Pis encore, en France, des députés de Droite populaire, la fraction la
plus réactionnaire de l’UMP – le parti de Nicolas Sarkozy – ont salué
« la vraie leçon de bon sens de nos amis suisses ». Parmi eux, on trouve
même un membre du gouvernement Fillon, le secrétaire d’Etat aux
transports Thierry Mariani…
Rebondir sur le terrain social
En réalité, l’insécurité que ressent une bonne partie de la population a
des racines bien plus profondes que la criminalité étrangère, d’ordre
socio-économique : peur de perdre son emploi, chômage, travail précaire,
insuffisance du pouvoir d’achat. Or, toutes ces insécurités découlent
directement de la politique ultralibérale menée par une bonne partie du
patronat suisse et européen. Même s’il faut saluer les démarches qui
visent à rendre les initiatives populaires compatibles avec les
engagements internationaux de la Suisse, c’est donc sur ce terrain
social qu’il convient de porter la contre-offensive. Et ceci d’autant
plus que sur ces questions, l’UDC est aux antipodes des intérêts des
salariés, mais aussi parce que la première analyse de l’institut gfs
montre que c’est dans les régions dominées par l’agriculture ou par
l’industrie et l’artisanat que l’initiative pour le renvoi a obtenu ses
meilleurs scores.
Le
syndicalisme au cœur du débat
Dans cette perspective, bon nombre de propositions syndicales sont plus
actuelles que jamais :
• Instaurer des salaires minimaux dans toutes les branches économiques
et combattre la sous-enchère salariale.
• Revaloriser le pouvoir d’achat des salariés, en particulier de ceux
qui ont les plus bas revenus.
• Lutter contre toutes les formes de travail précaire (travail sur
appel, travail temporaire, contrats à durée déterminée, etc.)
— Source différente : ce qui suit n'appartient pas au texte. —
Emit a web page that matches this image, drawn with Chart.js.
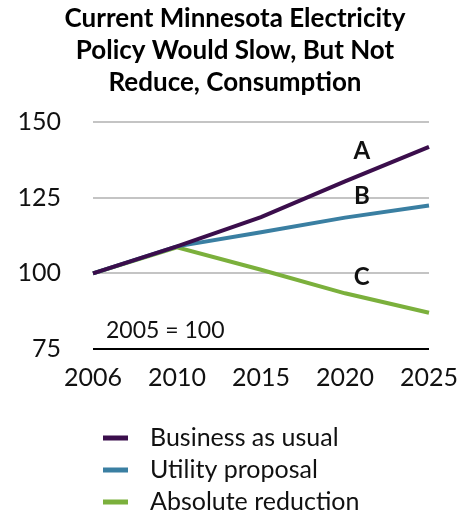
<!DOCTYPE html>
<html>
<head>
<meta charset="utf-8">
<script src="https://cdn.jsdelivr.net/npm/chart.js@4/dist/chart.umd.min.js"></script>
<style>
  html, body { margin: 0; padding: 0; background: #fff; }
  #wrap { width: 463px; height: 518px; }
</style>
</head>
<body>
<div id="wrap"><canvas id="chart" width="463" height="518"></canvas></div>
<script>
const years = ["2006", "2010", "2015", "2020", "2025"];
const businessAsUsual = [100, 108.9, 118.6, 130.4, 141.8];
const utilityProposal = [100, 108.9, 113.6, 118.4, 122.4];
const absoluteReduction = [100, 108.6, 101.2, 93.4, 87.0];
const yTicks = [75, 100, 125, 150];
const seriesNames = ["Business as usual", "Utility proposal", "Absolute reduction"];
const seriesTags = ["A", "B", "C"];
const titleLines = ["Current Minnesota Electricity", "Policy Would Slow, But Not", "Reduce, Consumption"];

const FONT = "Lato, 'Open Sans', sans-serif";
const colors = ["#3b0e4c", "#3a7fa2", "#7bb03c"];

// title drawn by hand so it can sit a little right of the canvas centre like the original
const headPlugin = {
	id: "head",
	afterDraw(chart) {
		const { ctx } = chart;
		ctx.save();
		ctx.fillStyle = "#000";
		ctx.font = "bold 26px " + FONT;
		ctx.textAlign = "center";
		ctx.textBaseline = "middle";
		titleLines.forEach((line, i) => ctx.fillText(line, 235, 19 + i * 32));
		ctx.restore();
	},
};

// A, B, C tags plus the "2005 = 100" note, placed through the scales
const notesPlugin = {
	id: "notes",
	afterDatasetsDraw(chart) {
		const { ctx, scales } = chart;
		const x = scales.x, y = scales.y;
		ctx.save();
		ctx.fillStyle = "#111";
		ctx.textAlign = "center";
		ctx.textBaseline = "middle";
		ctx.font = "bold 24px " + FONT;
		const tagY = [140.4, 125.3, 98.6];
		seriesTags.forEach((t, i) => {
			ctx.fillText(t, x.getPixelForValue(3.2), y.getPixelForValue(tagY[i]));
		});
		ctx.font = "23px " + FONT;
		ctx.textAlign = "left";
		ctx.fillText("2005 = 100", x.getPixelForValue(0.155), y.getPixelForValue(81));
		ctx.restore();
	},
};

// vertical legend under the plot
const legendPlugin = {
	id: "stackLegend",
	afterDraw(chart) {
		const { ctx } = chart;
		ctx.save();
		ctx.font = "25px " + FONT;
		ctx.textBaseline = "middle";
		ctx.textAlign = "left";
		chart.data.datasets.forEach((ds, i) => {
			const cy = 438 + i * 32;
			ctx.fillStyle = ds.borderColor;
			ctx.fillRect(103, cy - 2.5, 25, 5);
			ctx.fillStyle = "#111";
			ctx.fillText(ds.label, 150, cy);
		});
		ctx.restore();
	},
};

const ctx = document.getElementById("chart").getContext("2d");
new Chart(ctx, {
	type: "line",
	data: {
		labels: years,
		datasets: [businessAsUsual, utilityProposal, absoluteReduction].map((d, i) => ({
			label: seriesNames[i],
			data: d,
			borderColor: colors[i],
			backgroundColor: colors[i],
			borderWidth: 4,
			pointRadius: 0,
			tension: 0,
			fill: false,
		})),
	},
	options: {
		responsive: false,
		animation: false,
		layout: { padding: { left: 0, right: 34, top: 122, bottom: 111 } },
		plugins: {
			legend: { display: false },
			tooltip: { enabled: false },
			title: { display: false },
		},
		scales: {
			x: {
				offset: false,
				afterFit(scale) {
					// let the last year label hang past the plot edge
					scale.paddingLeft = 0;
					scale.paddingRight = 0;
				},
				grid: { display: false, drawTicks: false },
				border: { display: false },
				ticks: { color: "#111", font: { family: FONT, size: 25 }, padding: 14, maxRotation: 0 },
			},
			y: {
				min: 75,
				max: 150,
				afterBuildTicks(scale) {
					scale.ticks = yTicks.map((v) => ({ value: v }));
				},
				afterFit(scale) {
					scale.width = 93;
				},
				grid: {
					drawTicks: false,
					lineWidth: 2,
					color: (c) => (c.tick && c.tick.value === 75 ? "#000" : "#c4c4c4"),
				},
				border: { display: false },
				ticks: { color: "#111", font: { family: FONT, size: 25 }, padding: 32 },
			},
		},
	},
	plugins: [headPlugin, notesPlugin, legendPlugin],
});
</script>
</body>
</html>
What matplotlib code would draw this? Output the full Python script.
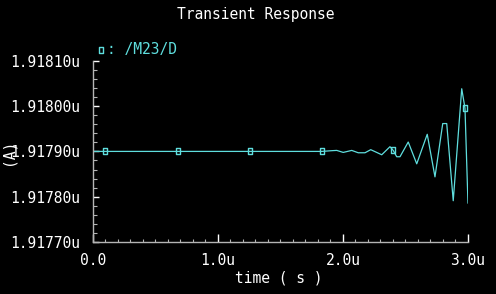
import numpy as np
import matplotlib
matplotlib.use("Agg")
import matplotlib.pyplot as plt
from matplotlib.path import Path
from matplotlib.ticker import MultipleLocator, FuncFormatter

# --- data (time in us, current in uA) ---
time_us = [0.0, 1.656, 1.830, 1.910, 1.950, 2.002, 2.070, 2.122, 2.176, 2.222,
           2.264, 2.310, 2.376, 2.402, 2.430, 2.456, 2.522, 2.590, 2.674, 2.736,
           2.798, 2.830, 2.882, 2.950, 2.976, 3.000]
dev = [0.0, 0.0, 0.0, 0.016, 0.022, -0.022, 0.022, -0.030, -0.030, 0.038,
       -0.015, -0.074, 0.104, 0.022, -0.118, -0.118, 0.207, -0.274, 0.378, -0.562,
       0.615, 0.615, -1.089, 1.384, 0.956, -1.140]
current_ua = [1.9179 + d * 1e-4 for d in dev]

marker_t = [0.096, 0.680, 1.256, 1.832, 2.402, 2.976]
marker_i = [1.9179, 1.9179, 1.9179, 1.9179, 1.9179 + 0.022e-4, 1.9179 + 0.956e-4]

yticks = [1.9177, 1.9178, 1.9179, 1.9180, 1.9181]
xticks = [0.0, 1.0, 2.0, 3.0]
xlabels = ["0.0", "1.0u", "2.0u", "3.0u"]

cyan = "#5fdede"
axcol = "#b4b4b4"
mono = "DejaVu Sans Mono"

# tall narrow hollow box marker
box = Path([(-0.3, -0.5), (0.3, -0.5), (0.3, 0.5), (-0.3, 0.5), (-0.3, -0.5)],
           [Path.MOVETO, Path.LINETO, Path.LINETO, Path.LINETO, Path.CLOSEPOLY])

fig = plt.figure(figsize=(4.96, 2.94), dpi=100, facecolor="black")
ax = fig.add_axes([0.1875, 0.177, 0.756, 0.616], facecolor="black")

ax.plot(time_us, current_ua, color=cyan, linewidth=0.9)
ax.plot(marker_t, marker_i, linestyle="none", marker=box, markersize=4.5,
        markerfacecolor="none", markeredgecolor=cyan, markeredgewidth=1.0)

ax.set_xlim(0, 3.0)
ax.set_ylim(1.9177, 1.9181)

for s in ["top", "right"]:
    ax.spines[s].set_visible(False)
for s in ["left", "bottom"]:
    ax.spines[s].set_color(axcol)
    ax.spines[s].set_linewidth(1.0)

ax.set_xticks(xticks)
ax.set_xticklabels(xlabels)
ax.xaxis.set_minor_locator(MultipleLocator(0.1))
ax.set_yticks(yticks)
ax.yaxis.set_major_formatter(FuncFormatter(lambda v, p: "%.5fu" % v))
ax.yaxis.set_minor_locator(MultipleLocator(0.00002))

ax.tick_params(axis="both", which="both", direction="in", labelcolor="white",
               labelsize=10.5)
ax.tick_params(axis="both", which="major", color="white")
ax.tick_params(axis="both", which="minor", color=axcol)
ax.tick_params(axis="x", which="major", length=6, width=1.0, pad=8)
ax.tick_params(axis="x", which="minor", length=2.5, width=0.8)
ax.tick_params(axis="y", which="major", length=4, width=1.0, pad=9)
ax.tick_params(axis="y", which="minor", length=3, width=0.8)
for lab in ax.get_xticklabels() + ax.get_yticklabels():
    lab.set_family(mono)

fig.text(0.515, 0.952, "Transient Response", color="white", fontsize=10.5,
         family=mono, ha="center", va="center")
fig.text(0.563, 0.055, "time ( s )", color="white", fontsize=10.5,
         family=mono, ha="center", va="center")
fig.text(0.016, 0.483, "(A)", color="white", fontsize=10.5, rotation=90,
         family=mono, ha="center", va="center")

# legend entry
ax.plot([0.204], [0.83], transform=fig.transFigure, marker=box, markersize=4.5,
        markerfacecolor="none", markeredgecolor=cyan, linestyle="none",
        clip_on=False)
fig.text(0.215, 0.83, ": /M23/D", color=cyan, fontsize=10.5, family=mono,
         ha="left", va="center")

fig.savefig("out.png", dpi=100, facecolor="black")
• Promouvoir une reconversion éco-sociale de l’économie, afin de créer
des emplois en quantité et en qualité.
Initiative citoyenne européenne ?
Ce combat doit bien sûr être mené dans chacun des pays européens. Mais
pour contrer les ultralibéraux et la droite nationale-populiste,
organisés sur le plan continental, cette lutte doit aussi se déployer à
l’échelle européenne. En cours de discussion au sein de la Confédération
européenne des syndicats (CES), le lancement d’une initiative citoyenne
et syndicale européenne pour les droits des travailleurs et contre le
dumping social et salarial permettrait de fédérer toutes les forces
sociales progressistes du continent.
Dans cette affaire, il faut enfin renforcer l’intégration des migrants
en donnant la priorité à la formation, à l’apprentissage des langues, à
l’emploi ou encore au logement. Car lorsque ces problèmes auront été
réglés, la cohabitation entre des populations d’origine et de cultures
différentes aura fait un grand bon en avant.
La
gauche jurassienne à l’heure
Dans ce contexte, il y a un lien direct entre les succès du Parti
socialiste et de l’ensemble de la gauche jurassienne lors des récentes
élections cantonales et le fait que les Jurassiennes et les Jurassiens
aient suivi les mots d’ordre socialiste et syndical lors de la votation
fédérale du 28 novembre, à savoir deux fois « non » à l’initiative et au
contreprojet sur le renvoi des criminels étrangers et « oui » à
l’initiative « pour des impôts équitables ». A savoir que c’est en
menant une politique fondée en priorité sur les besoins sociaux de la
population que l’on parvient à convaincre les gens que Suisses, immigrés
et frontaliers ont des intérêts fondamentalement communs.